I too am guilty of saying things out of ignorance. Twelve years ago I answered the phone at the print shop where I worked. The woman on the other end described a messed up print job she had obtained from another facility in town. I offered a sympathetic “that’s crazy”, and was promptly lectured by this caller (who had spent a significant amount of time being treated for mental health issues) on the offensive nature of the word “crazy”. Twelve years later I’m still not exactly sure how I feel about the word, but I do consider this woman’s standpoint regularly. 

What do you wish people would take a moment to think about before they speak?

(Want to read more about overheard mouth caca? Check out this nifty article.)

2 thoughts on “Think Before You Speak

  1. What a great reminder for all of us, especially us MT’s who deal with all sorts of people and stories on a daily basis.
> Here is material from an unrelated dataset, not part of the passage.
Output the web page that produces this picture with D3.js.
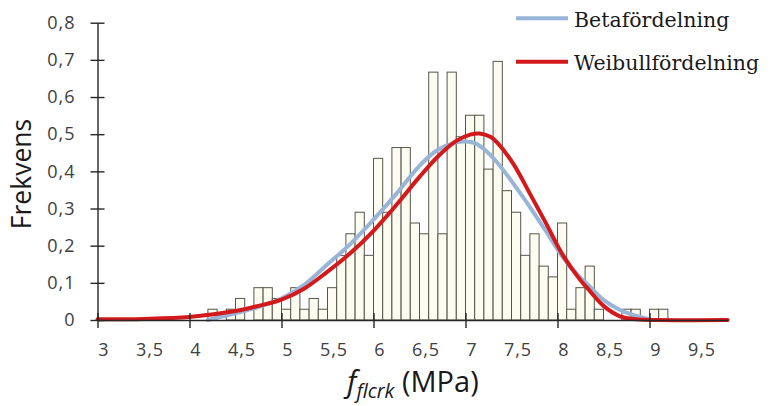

The old adage to think befire we speak rings true, especially after reading and thinking about this. How easy it is to use a colloquial word that may be seemingly harmless and yet so inappropriate, much better to take a moment to connect with our client and the conversation and consider a response which is both kind and appropriate.

  2. Thanks Michelle. It’s really interesting to see words sneak into our daily conversations that have a history of meaning completely different things…and old habits are hard to break! We just have to pay attention and — like you said — consider a response which is both kind and appropriate.